Optical solutions with Kudryashov’s arbitrary type of generalized non-local nonlinearity and refractive index via the new Kudryashov approach

This paper studies the new Kudryashov approach for deriving optical solutions for a time-fractional nonlinear Schrödinger equation. The equation incorporates Kudryashov’s arbitrary refractive index and two distinct nonlocal nonlinearities. This incorporation adds complexity and potentially broadens the applicability of the model compared to previous studies that may not have considered these factors simultaneously. The complex wave transformations are inserted into the existing time-fractional nonlinear Schrödinger equations, and a nonlinear ordinary differential equation is derived.
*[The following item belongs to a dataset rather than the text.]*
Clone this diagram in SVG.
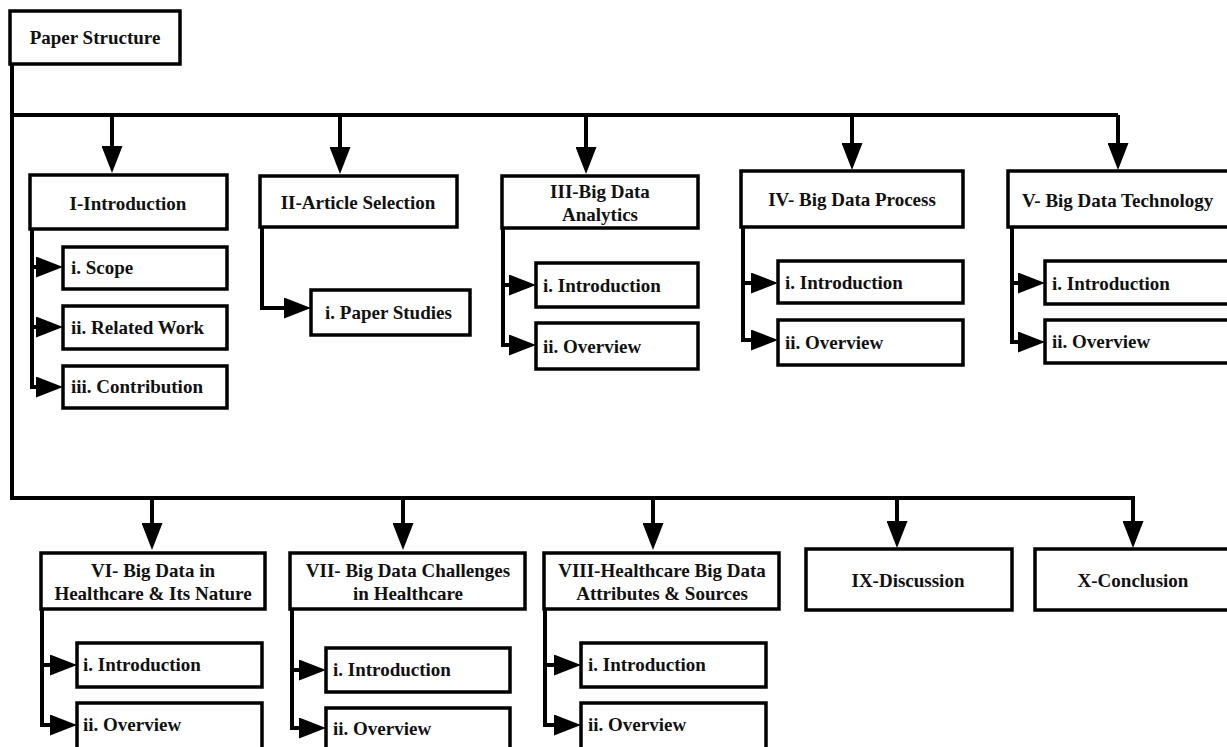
<svg xmlns="http://www.w3.org/2000/svg" width="1227" height="747" viewBox="0 0 1227 747">
<style>
rect{fill:#fff;stroke:#000;stroke-width:3.5}
text{font-family:"Liberation Serif","Times New Roman",serif;font-weight:bold;font-size:19px;fill:#111}
.c{text-anchor:middle}
.ln{fill:none;stroke:#000;stroke-width:4}
.ar{fill:none;stroke:#000;stroke-width:4;marker-end:url(#ah)}
</style>
<defs>
<marker id="ah" markerUnits="userSpaceOnUse" markerWidth="27" markerHeight="21" refX="17" refY="10.5" orient="auto">
<path d="M0,0 L27,10.5 L0,21 z" fill="#000"/>
</marker>
</defs>
<rect x="-5" y="-5" width="1240" height="760" style="stroke:none"/>
<g id="connectors">
<path class="ln" d="M12,64 V498 H1133"/>
<path class="ln" d="M12,115 H1118"/>
<path class="ar" d="M112,115 V163"/>
<path class="ar" d="M340,115 V164"/>
<path class="ar" d="M586,115 V164"/>
<path class="ar" d="M852,115 V160"/>
<path class="ar" d="M1118,115 V160"/>
<path class="ar" d="M152,498 V540"/>
<path class="ar" d="M403,498 V540"/>
<path class="ar" d="M653,498 V540"/>
<path class="ar" d="M897,498 V538"/>
<path class="ar" d="M1133,496 V538"/>
<path class="ln" d="M32,229 V389"/>
<path class="ar" d="M32,267 H53"/>
<path class="ar" d="M32,327 H53"/>
<path class="ar" d="M32,387 H53"/>
<path class="ar" d="M262,227 V308 H301"/>
<path class="ln" d="M503,228 V347"/>
<path class="ar" d="M503,285 H526"/>
<path class="ar" d="M503,345 H526"/>
<path class="ln" d="M743,227 V342"/>
<path class="ar" d="M743,283 H768"/>
<path class="ar" d="M743,340 H768"/>
<path class="ln" d="M1012,227 V344"/>
<path class="ar" d="M1012,283 H1035"/>
<path class="ar" d="M1012,342 H1035"/>
<path class="ln" d="M42,609 V727"/>
<path class="ar" d="M42,665 H67"/>
<path class="ar" d="M42,725 H67"/>
<path class="ln" d="M292,609 V730"/>
<path class="ar" d="M292,670 H316"/>
<path class="ar" d="M292,728 H316"/>
<path class="ln" d="M545,609 V727"/>
<path class="ar" d="M545,665 H571"/>
<path class="ar" d="M545,725 H571"/>
</g>
<g id="paper"><rect x="10" y="11" width="170" height="53"/><text class="c" x="95" y="44">Paper Structure</text></g>
<g id="intro"><rect x="30" y="175" width="197" height="54"/><text class="c" x="128" y="210">I-Introduction</text></g>
<g id="intro-scope"><rect x="63" y="247" width="164" height="42"/><text x="71" y="274">i. Scope</text></g>
<g id="intro-related"><rect x="63" y="306" width="164" height="43"/><text x="71" y="334">ii. Related Work</text></g>
<g id="intro-contrib"><rect x="63" y="366" width="164" height="42"/><text x="71" y="393">iii. Contribution</text></g>
<g id="article"><rect x="260" y="176" width="197" height="51"/><text class="c" x="358" y="209">II-Article Selection</text></g>
<g id="article-studies"><rect x="311" y="290" width="159" height="45"/><text x="325" y="319">i. Paper Studies</text></g>
<g id="analytics"><rect x="502" y="176" width="196" height="52"/><text class="c" x="600" y="198">III-Big Data</text><text class="c" x="600" y="221">Analytics</text></g>
<g id="analytics-intro"><rect x="536" y="263" width="162" height="44"/><text x="543" y="292">i. Introduction</text></g>
<g id="analytics-over"><rect x="536" y="323" width="162" height="46"/><text x="543" y="353">ii. Overview</text></g>
<g id="process"><rect x="741" y="171" width="222" height="56"/><text class="c" x="852" y="206">IV- Big Data Process</text></g>
<g id="process-intro"><rect x="778" y="261" width="185" height="42"/><text x="785" y="289">i. Introduction</text></g>
<g id="process-over"><rect x="778" y="320" width="185" height="45"/><text x="785" y="349">ii. Overview</text></g>
<g id="tech"><rect x="1008" y="171" width="240" height="56"/><text x="1022" y="207">V- Big Data Technology</text></g>
<g id="tech-intro"><rect x="1045" y="261" width="200" height="43"/><text x="1052" y="290">i. Introduction</text></g>
<g id="tech-over"><rect x="1045" y="320" width="200" height="43"/><text x="1052" y="348">ii. Overview</text></g>
<g id="health"><rect x="41" y="553" width="224" height="56"/><text class="c" x="153" y="577">VI- Big Data in</text><text class="c" x="153" y="600">Healthcare &amp; Its Nature</text></g>
<g id="health-intro"><rect x="77" y="643" width="185" height="44"/><text x="83" y="671">i. Introduction</text></g>
<g id="health-over"><rect x="77" y="703" width="185" height="50"/><text x="83" y="731">ii. Overview</text></g>
<g id="challenges"><rect x="290" y="553" width="235" height="56"/><text class="c" x="408" y="577">VII- Big Data Challenges</text><text class="c" x="408" y="600">in Healthcare</text></g>
<g id="challenges-intro"><rect x="326" y="648" width="184" height="44"/><text x="333" y="676">i. Introduction</text></g>
<g id="challenges-over"><rect x="326" y="708" width="184" height="45"/><text x="333" y="735">ii. Overview</text></g>
<g id="attributes"><rect x="544" y="553" width="235" height="56"/><text class="c" x="662" y="577">VIII-Healthcare Big Data</text><text class="c" x="662" y="600">Attributes &amp; Sources</text></g>
<g id="attributes-intro"><rect x="581" y="643" width="185" height="44"/><text x="588" y="671">i. Introduction</text></g>
<g id="attributes-over"><rect x="581" y="703" width="185" height="50"/><text x="588" y="731">ii. Overview</text></g>
<g id="discussion"><rect x="806" y="549" width="206" height="61"/><text class="c" x="908" y="587">IX-Discussion</text></g>
<g id="conclusion"><rect x="1035" y="549" width="210" height="61"/><text class="c" x="1133" y="587">X-Conclusion</text></g>
</svg>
Through the application of this approach to the nonlinear ordinary differential equation, we obtain a system of nonlinear equations in polynomial form. By solving this system, we generate multiple solution sets, each characterized by distinct values for the parameters of the analyzed equation. The resulting optical solutions are expressed in exponential and hyperbolic functions, encompassing mixed dark–bright, bell-shaped, bright, wave, and wave solitons. The graphical representations of these solutions are presented through two-dimensional, three-dimensional, and contour plots to highlight their characteristics. Furthermore, the behavior of these novel optical solutions is illustrated through graphs that depict variations in the time parameter and fractional order derivative. The proposed methodology is asserted to be a reliable approach for investigating optical solutions across a spectrum of Schrödinger equations with both fractional and integer orders. The present model provides increased versatility, heightened nonlinearity, novel soliton solutions, and enhanced predictive capabilities when compared to conventional nonlinear Schrödinger equations.